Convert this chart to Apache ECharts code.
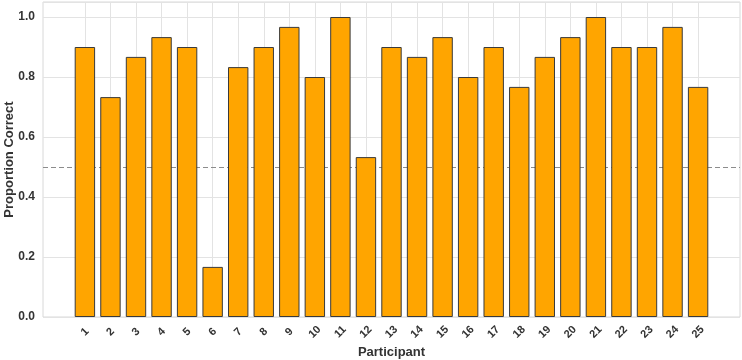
<!DOCTYPE html>
<html><head><meta charset="utf-8">
<script src="https://cdn.jsdelivr.net/npm/echarts@6/dist/echarts.min.js"></script>
<style>html,body{margin:0;padding:0;background:#fff}#c{width:742px;height:360px}</style>
</head><body><div id="c"></div>
<script>
var participants = [1,2,3,4,5,6,7,8,9,10,11,12,13,14,15,16,17,18,19,20,21,22,23,24,25];
var proportionCorrect = [0.900,0.733,0.867,0.933,0.900,0.167,0.833,0.900,0.967,0.800,1.000,0.533,0.900,0.867,0.933,0.800,0.900,0.767,0.867,0.933,1.000,0.900,0.900,0.967,0.767];
var yTicks = [0, 0.2, 0.4, 0.6, 0.8, 1.0];
var chanceLevel = 0.5;

var barData = participants.map(function(p,i){return [p, proportionCorrect[i]];});
var chart = echarts.init(document.getElementById('c'), null, {renderer:'canvas'});
var gridColor = '#e3e3e3';
chart.setOption({
  animation:false,
  grid:{left:43,right:2,top:2,bottom:43,containLabel:false,outerBoundsMode:'none',show:true,borderColor:'#d8d8d8',borderWidth:1,backgroundColor:'#fff'},
  xAxis:{type:'value',min:participants[0]-1.64,max:participants[participants.length-1]+1.64,
    name:'Participant',nameLocation:'middle',nameGap:29,nameMoveOverlap:false,
    nameTextStyle:{fontFamily:'Liberation Sans',fontWeight:'bold',fontSize:13,color:'#333'},
    axisLine:{show:false},axisTick:{show:false,customValues:participants},splitLine:{show:false},
    axisLabel:{customValues:participants,rotate:45,align:'center',verticalAlign:'middle',margin:15,
      fontFamily:'Liberation Sans',fontWeight:'bold',fontSize:11,color:'#333',
      formatter:function(v){return String(Math.round(v));}}},
  yAxis:{type:'value',min:0,max:1.05,interval:0.2,
    name:'Proportion Correct',nameLocation:'middle',nameGap:27,nameMoveOverlap:false,
    nameTextStyle:{fontFamily:'Liberation Sans',fontWeight:'bold',fontSize:13,color:'#333'},
    axisLine:{show:false},axisTick:{show:false},
    splitLine:{lineStyle:{color:gridColor,width:1}},
    axisLabel:{fontFamily:'Liberation Sans',fontWeight:'bold',fontSize:12,color:'#333',margin:8,
      formatter:function(v){return v>1.001?'':v.toFixed(1);}}},
  series:[
    {type:'line',data:barData,showSymbol:false,silent:true,lineStyle:{opacity:0,width:0},z:1,
      markLine:{z:1,silent:true,symbol:['none','none'],label:{show:false},animation:false,
        data:participants.map(function(p){return {xAxis:p,lineStyle:{color:gridColor,width:1,type:'solid'}};})
          .concat([{yAxis:chanceLevel,lineStyle:{color:'#8c8c8c',width:1.2,type:[5,3]}}])}},
    {type:'bar',data:barData,barWidth:20.4,z:3,
      itemStyle:{color:'#FFA500',borderColor:'#3a3a3a',borderWidth:1}}
  ]
});
</script></body></html>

**What the task requires**
Print the data above verbatim from the first line through the line holding "var chanceLevel = 0.5;", leaving every picture out.

**Response**
Convert this chart to Apache ECharts code.
<!DOCTYPE html>
<html><head><meta charset="utf-8">
<script src="https://cdn.jsdelivr.net/npm/echarts@6/dist/echarts.min.js"></script>
<style>html,body{margin:0;padding:0;background:#fff}#c{width:742px;height:360px}</style>
</head><body><div id="c"></div>
<script>
var participants = [1,2,3,4,5,6,7,8,9,10,11,12,13,14,15,16,17,18,19,20,21,22,23,24,25];
var proportionCorrect = [0.900,0.733,0.867,0.933,0.900,0.167,0.833,0.900,0.967,0.800,1.000,0.533,0.900,0.867,0.933,0.800,0.900,0.767,0.867,0.933,1.000,0.900,0.900,0.967,0.767];
var yTicks = [0, 0.2, 0.4, 0.6, 0.8, 1.0];
var chanceLevel = 0.5;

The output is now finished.